> _WHAT IS REQUIRED_
Exact reproduction is required for the lines bounded by the one containing "Recreate this image" and the one containing "ax.axvline(xv, color='black', lw=lw_grid)", both bounds included. Print them without any pictures.

--- RECORDS SUPPLIED ---

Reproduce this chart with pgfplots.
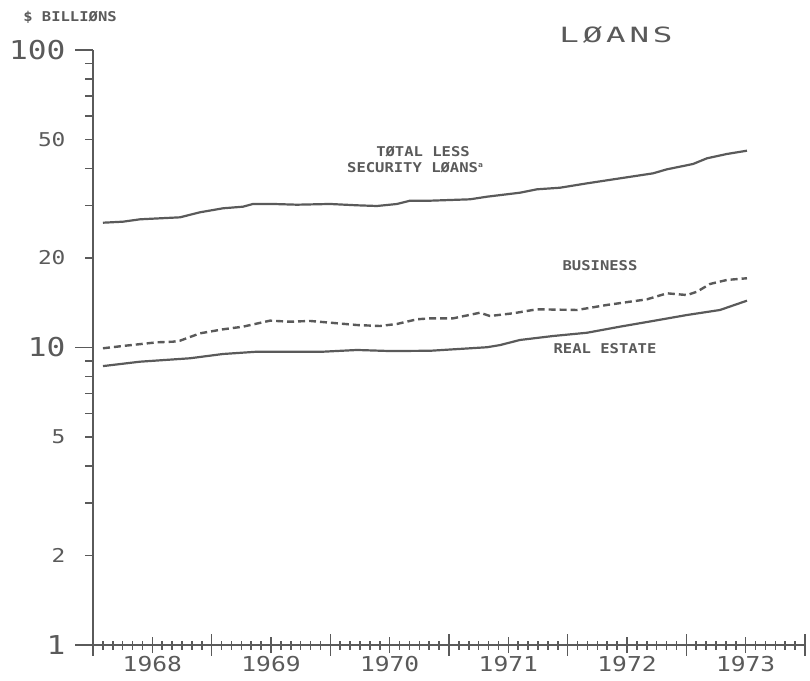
\documentclass[border=0pt]{standalone}
\usepackage{pgfplots}
\pgfplotsset{compat=1.18}
\usepackage{fontspec}
\setmainfont{DejaVu Sans Mono}[FakeStretch=1.2]
\newfontfamily\lbl{DejaVu Sans Mono}[FakeStretch=1.15]
\newfontfamily\ttl{DejaVu Sans Mono}[FakeStretch=1.55,LetterSpace=18]
\definecolor{ink}{HTML}{5A5A5A}

\pgfplotstableread{
x v
1968.084 26.27
1968.253 26.48
1968.396 26.97
1968.733 27.39
1968.902 28.48
1969.095 29.37
1969.264 29.74
1969.348 30.37
1969.517 30.37
1969.719 30.20
1969.997 30.37
1970.225 30.06
1970.393 29.90
1970.562 30.37
1970.671 31.15
1970.840 31.15
1971.177 31.49
1971.320 32.13
1971.598 33.14
1971.741 34.02
1971.935 34.44
1972.163 35.63
1972.441 37.04
1972.719 38.50
1972.837 39.72
1973.056 41.38
1973.174 43.25
1973.342 44.72
1973.511 45.87
}\total

\pgfplotstableread{
x v
1968.084 9.94
1968.253 10.12
1968.539 10.41
1968.674 10.46
1968.733 10.54
1968.902 11.16
1969.095 11.51
1969.264 11.75
1969.492 12.31
1969.660 12.21
1969.829 12.28
1969.997 12.12
1970.225 11.90
1970.418 11.81
1970.562 12.00
1970.730 12.44
1970.840 12.53
1971.034 12.53
1971.261 13.09
1971.345 12.76
1971.539 13.03
1971.741 13.44
1972.079 13.37
1972.331 13.90
1972.668 14.52
1972.837 15.21
1973.005 15.01
1973.090 15.40
1973.199 16.35
1973.342 16.87
1973.511 17.09
}\business

\pgfplotstableread{
x v
1968.084 8.66
1968.396 8.96
1968.817 9.20
1969.095 9.51
1969.382 9.68
1969.938 9.68
1970.225 9.81
1970.503 9.73
1970.840 9.75
1971.320 10.02
1971.430 10.19
1971.598 10.60
1971.876 10.93
1972.163 11.21
1972.441 11.75
1972.719 12.28
1973.005 12.86
1973.284 13.37
1973.511 14.37
}\realestate

\begin{document}
\begin{tikzpicture}
\path (0,0) rectangle (810pt,680pt);
% y axis
\begin{axis}[
  at={(93pt,35pt)}, anchor=south west, scale only axis,
  width=712pt, height=595pt,
  xmin=1968, xmax=1974, ymode=log, ymin=1, ymax=100,
  axis x line=none, axis y line=left,
  axis line style={-, ink, line width=1.6pt},
  ytick={1,10,100}, yticklabels={1,10,100},
  minor ytick={3,4,6,7,8,9,30,40,60,70,80,90},
  extra y ticks={2,5,20,50}, extra y tick labels={2,5,20,50},
  extra y tick style={major tick length=8pt,
     yticklabel style={font=\fontsize{19}{19}\selectfont, text=ink, xshift=-10pt}},
  tick align=outside, major tick length=18pt, minor tick length=8pt,
  tick style={ink, line width=1.6pt},
  yticklabel style={font=\fontsize{26}{26}\selectfont, text=ink, xshift=-6pt},
]
\end{axis}
% x axis and data
\begin{axis}[
  at={(93pt,35pt)}, anchor=south west, scale only axis,
  width=712pt, height=595pt,
  xmin=1968, xmax=1974, ymode=log, ymin=1, ymax=100,
  axis y line=none, axis x line=bottom,
  axis line style={-, ink, line width=1.6pt},
  xtick={1968,1969,1970,1971,1972,1973,1974},
  xticklabels={,,,,,,},
  minor x tick num=11,
  extra x ticks={1968.5,1969.5,1970.5,1971.5,1972.5,1973.5},
  extra x tick labels={1968,1969,1970,1971,1972,1973},
  extra x tick style={major tick length=16pt,
     xticklabel style={font=\fontsize{20.5}{20.5}\selectfont, text=ink}},
  tick align=center, major tick length=22pt, minor tick length=9pt,
  tick style={ink, line width=1.6pt},
  xticklabel style={font=\fontsize{20.5}{20.5}\selectfont, text=ink},
]
\addplot[ink, line width=2.2pt] table[x=x,y=v] {\total};
\addplot[ink, line width=2.4pt, dash pattern=on 7pt off 4pt] table[x=x,y=v] {\business};
\addplot[ink, line width=2.2pt] table[x=x,y=v] {\realestate};
\end{axis}
\begin{scope}[every node/.style={text=ink, inner sep=0pt}]
\node at (70pt,663pt) {\lbl\bfseries\fontsize{13.5}{13.5}\selectfont \$ BILLIØNS};
\node at (616pt,645pt) {\ttl\fontsize{21}{21}\selectfont LØANS};
\node at (423pt,528pt) {\lbl\bfseries\fontsize{13.5}{13.5}\selectfont TØTAL LESS};
\node at (415pt,512pt) {\lbl\bfseries\fontsize{13.5}{13.5}\selectfont SECURITY LØANS\raisebox{5pt}{\fontsize{7}{7}\selectfont a}};
\node at (600pt,414pt) {\lbl\bfseries\fontsize{13.5}{13.5}\selectfont BUSINESS};
\node at (605pt,331pt) {\lbl\bfseries\fontsize{13.5}{13.5}\selectfont REAL ESTATE};
\end{scope}
\end{tikzpicture}
\end{document}
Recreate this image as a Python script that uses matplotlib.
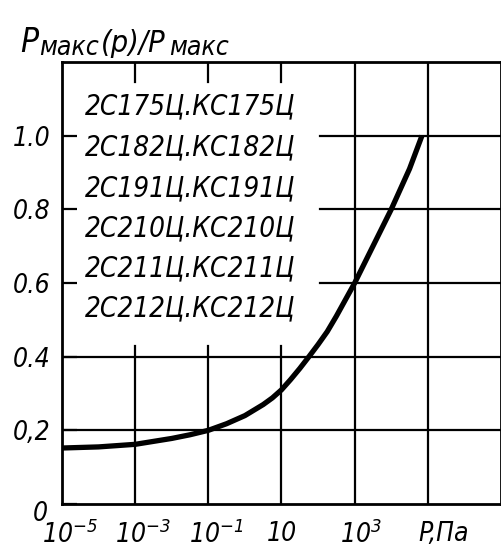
import matplotlib
matplotlib.use("Agg")
import matplotlib.pyplot as plt
import matplotlib.transforms as mtransforms
import numpy as np

# data
log_p = [-5, -4, -3, -2, -1.5, -1, -0.5, 0, 0.5, 0.75, 1, 1.25, 1.5, 1.75, 2, 2.25,
         2.5, 2.75, 3, 3.5, 4, 4.5, 4.84]
ratio = [0.152, 0.155, 0.162, 0.178, 0.188, 0.200, 0.218, 0.24, 0.27, 0.288, 0.31,
         0.338, 0.368, 0.40, 0.433, 0.468, 0.51, 0.555, 0.60, 0.70, 0.80, 0.91, 1.0]
pressure = [10.0 ** v for v in log_p]

x_ticks = [1e-5, 1e-3, 1e-1, 1e1, 1e3, 1e5]
x_tick_labels = [r"$10^{-5}$", r"$10^{-3}$", r"$10^{-1}$", "10", r"$10^{3}$", "P,Па"]
x_label_shift = [8, 8, 8, 0, 6, 16]
y_ticks = [0, 0.2, 0.4, 0.6, 0.8, 1.0]
y_tick_labels = ["0", "0,2", "0.4", "0.6", "0.8", "1.0"]
devices = ["2С175Ц.КС175Ц", "2С182Ц.КС182Ц", "2С191Ц.КС191Ц",
           "2С210Ц.КС210Ц", "2С211Ц.КС211Ц", "2С212Ц.КС212Ц"]

plt.rcParams['font.family'] = ['DejaVu Sans']
plt.rcParams['font.style'] = 'italic'
plt.rcParams['font.stretch'] = 'condensed'
plt.rcParams['mathtext.fontset'] = 'custom'
plt.rcParams['mathtext.rm'] = 'DejaVu Sans:italic'
plt.rcParams['mathtext.it'] = 'DejaVu Sans:italic'

W, H = 502, 550
fig = plt.figure(figsize=(W / 100, H / 100), dpi=100)
ax = fig.add_axes([62 / W, (H - 504) / H, (W - 63) / W, (504 - 62) / H])
ax.set_xscale('log')
ax.set_xlim(1e-5, 1e7)
ax.set_ylim(0, 1.2)

lw_grid = 1.6
for yv in [0.2, 0.4]:
    ax.axhline(yv, color='black', lw=lw_grid)
for yv in [0.6, 0.8, 1.0]:
    ax.plot([1.1e2, 1e7], [yv, yv], color='black', lw=lw_grid)
for xv in [1e-3, 1e-1, 1e1]:
    ax.plot([xv, xv], [0, 0.43], color='black', lw=lw_grid)
    ax.plot([xv, xv], [1.145, 1.2], color='black', lw=lw_grid)
for xv in [1e3, 1e5]:
    ax.axvline(xv, color='black', lw=lw_grid)

ax.plot(pressure, ratio, color='black', lw=3.8, solid_capstyle='butt',
        solid_joinstyle='round')

for s in ax.spines.values():
    s.set_linewidth(2.0)

ax.set_xticks(x_ticks)
ax.set_xticklabels(x_tick_labels, fontsize=19)
ax.xaxis.set_minor_locator(matplotlib.ticker.NullLocator())
ax.tick_params(axis='x', length=0, pad=12)
for lab, dx in zip(ax.get_xticklabels(), x_label_shift):
    lab.set_transform(lab.get_transform() +
                      mtransforms.ScaledTranslation(dx / 100, 0, fig.dpi_scale_trans))
ax.set_yticks(y_ticks)
ax.set_yticklabels(y_tick_labels, fontsize=19)
ax.tick_params(axis='y', direction='in', length=11, width=1.6, pad=8)
zero_lab = ax.get_yticklabels()[0]
zero_lab.set_transform(zero_lab.get_transform() +
                       mtransforms.ScaledTranslation(-0.03, -0.07, fig.dpi_scale_trans))

ident = mtransforms.IdentityTransform()
line_y = [106, 147, 188, 228, 268, 308]
for txt, yy in zip(devices, line_y):
    fig.text(190, H - yy, txt, transform=ident, fontsize=20,
             ha='center', va='center')

# y label: P_макс(p)/P_макс
fig.text(20, H - 52, "P", transform=ident, fontsize=24, ha='left', va='baseline')
fig.text(39, H - 55, "макс", transform=ident, fontsize=19, ha='left', va='baseline')
fig.text(101, H - 52, "(p)/P", transform=ident, fontsize=22, ha='left', va='baseline')
fig.text(169, H - 55, "макс", transform=ident, fontsize=19, ha='left', va='baseline')

fig.savefig("out.png", dpi=100)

---

> _OUTPUT OF THE TASK_
Recreate this image as a Python script that uses matplotlib.
import matplotlib
matplotlib.use("Agg")
import matplotlib.pyplot as plt
import matplotlib.transforms as mtransforms
import numpy as np

# data
log_p = [-5, -4, -3, -2, -1.5, -1, -0.5, 0, 0.5, 0.75, 1, 1.25, 1.5, 1.75, 2, 2.25,
         2.5, 2.75, 3, 3.5, 4, 4.5, 4.84]
ratio = [0.152, 0.155, 0.162, 0.178, 0.188, 0.200, 0.218, 0.24, 0.27, 0.288, 0.31,
         0.338, 0.368, 0.40, 0.433, 0.468, 0.51, 0.555, 0.60, 0.70, 0.80, 0.91, 1.0]
pressure = [10.0 ** v for v in log_p]

x_ticks = [1e-5, 1e-3, 1e-1, 1e1, 1e3, 1e5]
x_tick_labels = [r"$10^{-5}$", r"$10^{-3}$", r"$10^{-1}$", "10", r"$10^{3}$", "P,Па"]
x_label_shift = [8, 8, 8, 0, 6, 16]
y_ticks = [0, 0.2, 0.4, 0.6, 0.8, 1.0]
y_tick_labels = ["0", "0,2", "0.4", "0.6", "0.8", "1.0"]
devices = ["2С175Ц.КС175Ц", "2С182Ц.КС182Ц", "2С191Ц.КС191Ц",
           "2С210Ц.КС210Ц", "2С211Ц.КС211Ц", "2С212Ц.КС212Ц"]

plt.rcParams['font.family'] = ['DejaVu Sans']
plt.rcParams['font.style'] = 'italic'
plt.rcParams['font.stretch'] = 'condensed'
plt.rcParams['mathtext.fontset'] = 'custom'
plt.rcParams['mathtext.rm'] = 'DejaVu Sans:italic'
plt.rcParams['mathtext.it'] = 'DejaVu Sans:italic'

W, H = 502, 550
fig = plt.figure(figsize=(W / 100, H / 100), dpi=100)
ax = fig.add_axes([62 / W, (H - 504) / H, (W - 63) / W, (504 - 62) / H])
ax.set_xscale('log')
ax.set_xlim(1e-5, 1e7)
ax.set_ylim(0, 1.2)

lw_grid = 1.6
for yv in [0.2, 0.4]:
    ax.axhline(yv, color='black', lw=lw_grid)
for yv in [0.6, 0.8, 1.0]:
    ax.plot([1.1e2, 1e7], [yv, yv], color='black', lw=lw_grid)
for xv in [1e-3, 1e-1, 1e1]:
    ax.plot([xv, xv], [0, 0.43], color='black', lw=lw_grid)
    ax.plot([xv, xv], [1.145, 1.2], color='black', lw=lw_grid)
for xv in [1e3, 1e5]:
    ax.axvline(xv, color='black', lw=lw_grid)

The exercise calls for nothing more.